The Sill, a modern plant shop, has helped many millennials grow their indoor jungle. Grow is a mobile app by The Sill that'll continue to allow millennials to take care of their plants they've purchased.
kelly wang – designer
Research, Strategy, Concept Ideation, UX/UI/IXD
Paper+pen, Sketch, Principle, Adobe CC
merit – the one club Young Ones ADC: UX/UI
Grow started when I kept killing all of my houseplants and ended up with a fear of murdering any more of them. I thought, I couldn't be the only one with this problem, and began researching to see if there's an opportunity for this.
Since I related as a millennial and wanted this to be helpful to people experiencing similar problems, I decided to narrow down the target audience to:
• Plant owners
• Non-plant owners that were interested in houseplants
I also had some initial thoughts and curiosity about the subject, and if it's worth pursuing:
1. Are millennials interested in plants?
2. Do they need additional support in plant care?
3. What were the target audience's pain points in plant care?
31% of houseplant sales were accountable by millennials last year. Digging deeper, this was because millennials felt solace and sense of nurturing in plants as significant milestones such as kids were happening much later in life.
At this point, I've realized a mobile app would be the best for users as it's easily accessible and can be on-the-go to manage plants, unlike a desktop program. To see if there were any suitable apps already, I went onto the app store for market research:
The app begins by asking what a user is looking for from a plant, and the user's knowledge in plant care to suggest a perfect plant.
Provides thorough plant care informationColors indicate the health status of a plant, which seems a bit arbitrary.
Users were not able to take pictures of the plants they owned.
A water reminder app that provides remainder days to water for each plant.
User can name your plants and has a water streak function that gamifies the process.

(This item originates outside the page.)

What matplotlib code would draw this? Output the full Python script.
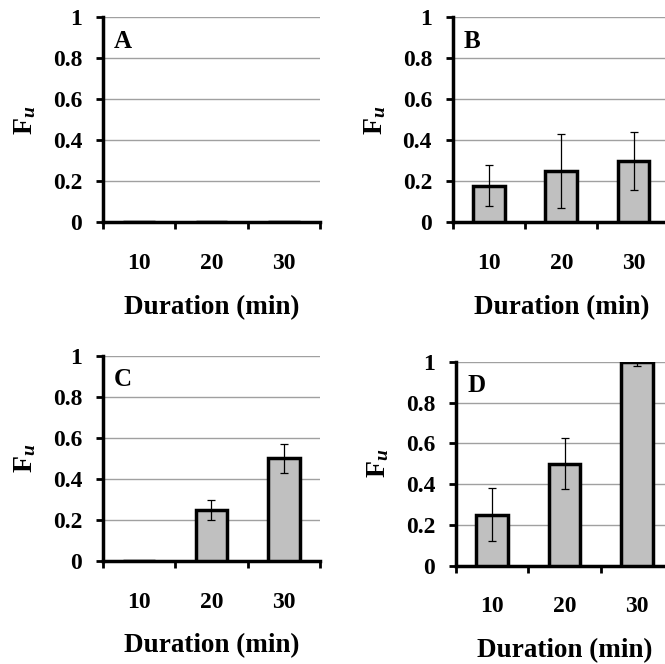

Has plant time-lapse options. There were no sorting options.
Teaches users how to prune, fertilize, and pest by a game.
There are notifications when a plant needs watering, and users can also name your plants.
There's a lack of plant database, and there were image distorting and animation errors that made users feel uncomfortable.
Next step was to see if millennials that were plant owners and non-plant owners were still struggling with plant care practices.
Some of the questions asked:
• Do you have any plants? If so, how many and what type of plants do you own?
• What type of plants do you like?
• Do you know how to take care of plants?
• Do you think you need any help in taking care of your plants?
• What's keeping you from buying plants?
• Forgetfulness is an issue. People forget to water their plants. It's also even more complicated when they travel.
• Not many people have enough knowledge to take care of the plants properly.
• Many people's biggest fear when it comes to owning a plant is killing them.
• The locations users live in were not suitable for some of the plants they've owned.
• Even if people are taking care of the plants, some things can go wrong.
• Currently, Google is the resource people use for more information on plants, but often they're not finding the answers they need.
I began to gather all the data and organize the features the app could have specifically for millennials. I also started to search for any brands that could benefit from this app, rather than creating a new brand app from scratch.
I narrowed the features even further to see what worked best after multiple rounds and removed any extra features that didn't seem necessary. After researching, what I wanted to develop was perfect for The Sill: A modern plant destination for the modern plant lover.
The Sill provides guides on plant care when your order arrives home. However, these were printed cards and didn't translate digitally. This is where Grow comes– a plant care app for millennials by The Sill.
The main feature of Grow is to keep track and maintain each plant's health. My plants page allows a user to easily access all their plants while keeping individual plant page in one gesture by swiping up.
Grow has organic shapes to bring life to the plant by default. The UI is also kept simple to highlight the plants and not bring too much attention to the design.
If a user is having a friend looking after a plant, user can send the proper plant care and notifications via SMS or Facebook Messenger.
Discover section includes information on variety of house plants for users to explore, along with any plant guide articles to read.
Each page is organized by categories, and plant articles includes species history, suitable locations, and extensive information on how to care for them.
If the user likes a plant they're seeing, buy plant button is easily accessible at the end of the page that can redirect them to The Sill to purchase.
Grow will have a scan technology by using The Sill's API for users to easily add a plant. Users also have the option to search by typing the plant name or manually add a plant.
To understand what users needed in plant care when I didn't know much in the beginning was a challenge. The people I've interviewed and tested the iterations with were mostly colleagues and friends around my age, and that was also something to take notice in even if they were the right target audience.
It was also my first time mixing Principle and After Effects together to create more complex interactions on a prototype. Overall, while it wasn't the most straightforward project from start to finish, I learned a lot and had pleasure in discovering new things along the way.